Proctor & Gamble said on Tuesday that “based on a preliminary vote count” its shareholders have won its expensive proxy battle against activist investor Nelson Peltz, but Peltz’s Trian Partners insist that the vote is still too close to call, as CNBC reports.

Considered the biggest proxy battle in history, the two sides spent at least $60 million on the cause, while P&G also enlisted the help of banking giants Goldman Sachs, Lazard, Morgan Stanley and Centerview to help fight back Peltz’s bid for a seat on the company’s board. P&G released a statement announcing the results of the voting following its annual shareholder’s meeting.

P&G’s Board and management team thank P&G shareholders for their support, input and participation throughout the proxy contest. We are encouraged that shareholders recognize P&G is a profoundly different, much stronger, more profitable Company than just a few years ago. The changes the Company has made are broad based and delivering results. We look forward to continuing our transformation journey. We are committed to meeting the needs of consumers with our brands and products, and to creating value for P&G shareholders.

However, Trian Partners, which has a $3.5-billion stake in P&G, indicated it intends to keep fighting.

Per CNBC:

Trian has already said it plans to challenge the proxy results. Peltz added in an interview with CNBC that regardless of the outcome he will continue to advocate for the company to follow his recommendations, which include streamlining its structure and focusing more on small acquisitions of innovative brands.

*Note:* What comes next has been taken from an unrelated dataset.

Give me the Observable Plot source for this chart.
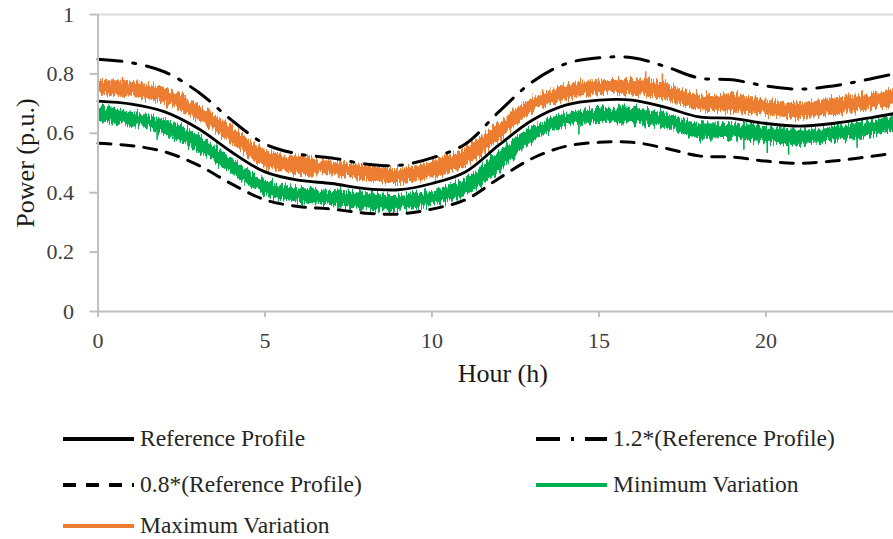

“I don’t think they’re serving their shareholders properly. I don’t think they have a structure today that’s right for that business,” Peltz said.

 

Trian Partners nominated Peltz to P&G’s board in July. Among the firm’s grievances with the company’s board is what it described as weak shareholder returns, deteriorating market share and excessive costs and bureaucracy.

Peltz and Trian maintain that they are not looking to oust P&G CEO David Taylor.